Perusing Michael Spence’s The Next Convergence: The Future of Economic Growth in a Multispeed World yesterday, I was struck by this offhand remark about the origins of the financial crisis:
The problem in the period leading up to the crisis was that this portion of the financial system was only lightly or ineffectively regulated. Packages of loans were rated improperly, in part because of incentive problems: the originators and securitizers paid the rating agencies. Another aspect was complexity. The rating agencies didn’t understand the products and their risk characteristics. The combination of complexity and adverse incentives turned out to be toxic in the extreme.

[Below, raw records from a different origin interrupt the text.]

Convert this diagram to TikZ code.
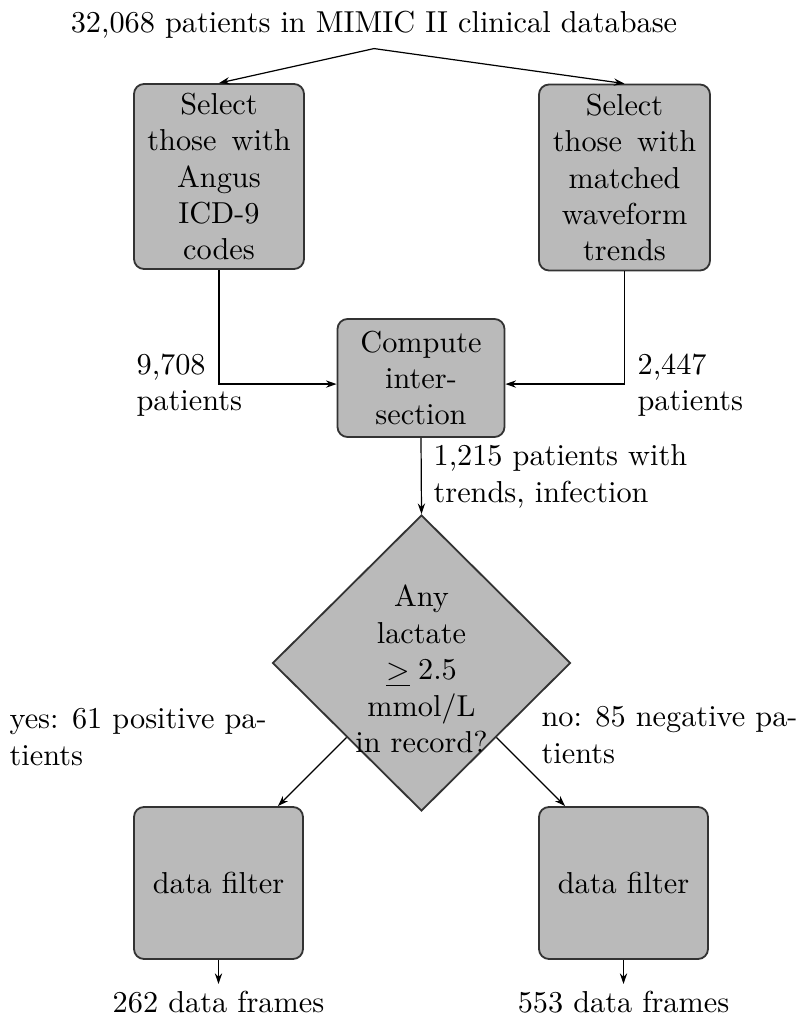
\documentclass[tikz,border=0pt]{standalone}
\usetikzlibrary{arrows.meta,shapes.geometric,calc}
\begin{document}
\begin{tikzpicture}[x=0.33pt,y=-0.33pt,
  txt/.style={font=\fontsize{10}{12}\selectfont},
  box/.style={txt, draw=black!80, fill=black!27, rounded corners=3.3pt, line width=0.6pt, align=center, inner sep=0pt},
  lbl/.style={txt, align=left, inner sep=0pt, anchor=north west},
  conn/.style={-{Stealth[length=3.5pt,width=2.4pt]}, line width=0.4pt},
]
\useasboundingbox (0,0) rectangle (801,1030);
\node[txt, anchor=base, inner sep=3pt] (top) at (374,33) {32,068 patients in MIMIC II clinical database};
\node[box, minimum width=170*0.33pt, minimum height=185*0.33pt] (tl) at (219,176.5) {Select\\those\hspace{5pt}with\\Angus\\ICD-9\\codes};
\node[box, minimum width=171*0.33pt, minimum height=186*0.33pt] (tr) at (624.5,177.5) {Select\\those\hspace{5pt}with\\matched\\waveform\\trends};
\node[box, minimum width=167*0.33pt, minimum height=118*0.33pt] (comp) at (421,378) {Compute\\inter-\\section};
\node[draw=black!80, fill=black!27, line width=0.6pt, diamond, minimum width=298*0.33pt, minimum height=296*0.33pt, inner sep=0pt] (dia) at (421.5,663) {};
\node[txt, align=center, inner sep=0pt] (dtxt) at (421.5,669) {Any\\lactate\\$\mathrel{\underline{>}}2.5$\\mmol/L\\in record?};
\node[box, minimum width=169*0.33pt, minimum height=152*0.33pt] (bl) at (218.5,883) {data filter};
\node[box, minimum width=169*0.33pt, minimum height=152*0.33pt] (br) at (623.5,883) {data filter};
\node[txt, anchor=base, inner sep=2pt] (blt) at (218.5,1012) {262 data frames};
\node[txt, anchor=base, inner sep=2pt] (brt) at (623.5,1012) {553 data frames};
\node[lbl] (l1) at (136,353.5) {9,708\\patients};
\node[lbl] (l2) at (637,353.5) {2,447\\patients};
\node[lbl] (l3) at (433,444) {1,215 patients with\\trends, infection};
\node[lbl] (l4) at (9,708) {yes: 61 positive pa-\\tients};
\node[lbl] (l5) at (541,706) {no: 85 negative pa-\\tients};
\draw[conn] (top.south) -- (tl.north);
\draw[conn] (top.south) -- (tr.north);
\draw[conn] (tl.south) |- ([yshift=-2pt]comp.west);
\draw[conn] (tr.south) |- ([yshift=-2pt]comp.east);
\draw[conn] (comp.south) -- (dia.north);
\coordinate (dsw) at ($(dia.west)!0.5!(dia.south)$);
\coordinate (dse) at ($(dia.east)!0.5!(dia.south)$);
\draw[conn] (dsw) -- ($(dsw)!1.41421!-45:(dsw |- bl.north)$);
\draw[conn] (dse) -- ($(dse)!1.41421!45:(dse |- br.north)$);
\draw[conn] (bl.south) -- (blt.north);
\draw[conn] (br.south) -- (brt.north);
\end{tikzpicture}
\end{document}
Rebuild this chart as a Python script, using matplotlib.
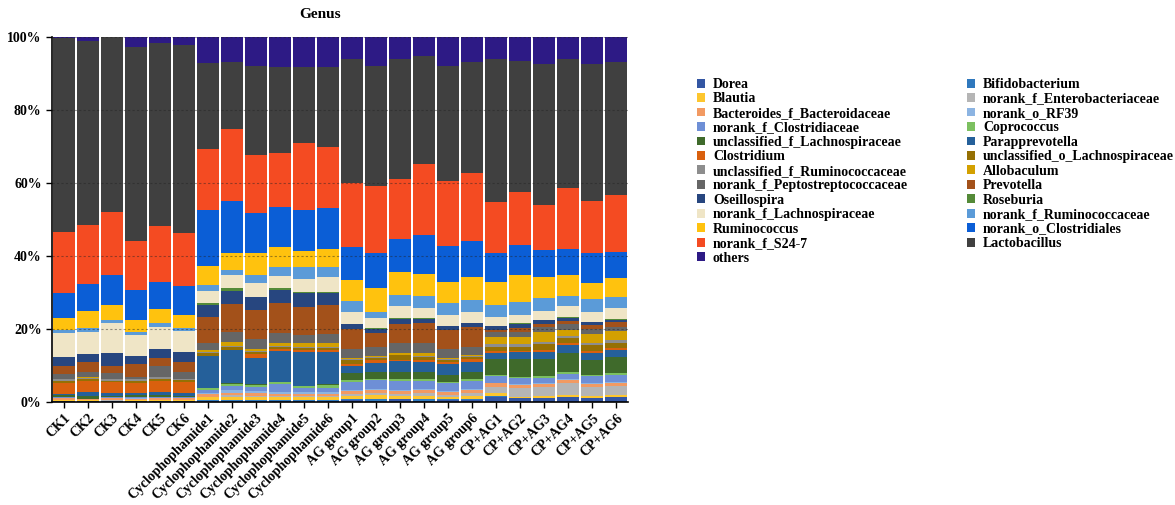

This story seems to me to sell the free market short. A firm that’s in the business of producing ratings for debt instruments has very strong incentives not to rate things it doesn’t understand properly or let the question of who pays influence its ratings. It’s entire credibility and the viability of its whole business is on the line. A ratings agency that said things were safe that turned out to go bust at a huge rate would lose its market position and vanish off the face of the earth. Right? Right?
Well, no, as you can see in “Europe Faces Tough Road on Effort to Ease Greek Debt”:
Europe turns from its latest short-term fix for Greece to planning a longer-term bailout for the debt-plagued country, the ratings agency Standard & Poor’s indicated Monday how difficult it would be to offload some of the cost of rescuing Greece onto creditors without also provoking a default that could shock the global economy. […] But S.& P., responding to a French proposal to have banks give Athens more time to repay loans as they come due, seemed to leave little room for maneuver. The proposal would amount to a default, S.&P. said, because creditors would have to wait longer to be repaid and the value of Greek bonds would effectively be reduced.
The upshot here is that if S&P deems a given resolution of the Greek issue to constitute a “default,” then that triggers a bunch of other consequences. How much money the holders of Greek bonds get has real-world consequences. But how ratings agencies score the plan has other consequences, over and above those consequences. The ratings agencies, in other words, are not only still in business their whims need to be taken seriously in national capitals. Firms, municipalities, and even some of the smaller states are still largely at their mercy. They continue to drive headlines, as in “Moody’s Sees Much Bigger Local Debt in China” and in general continue to be some of the most important firms in the world. It’s a system that seems to me to be broken in a more profound way than anything as simple as a conflict of interest here or a failure to understand there.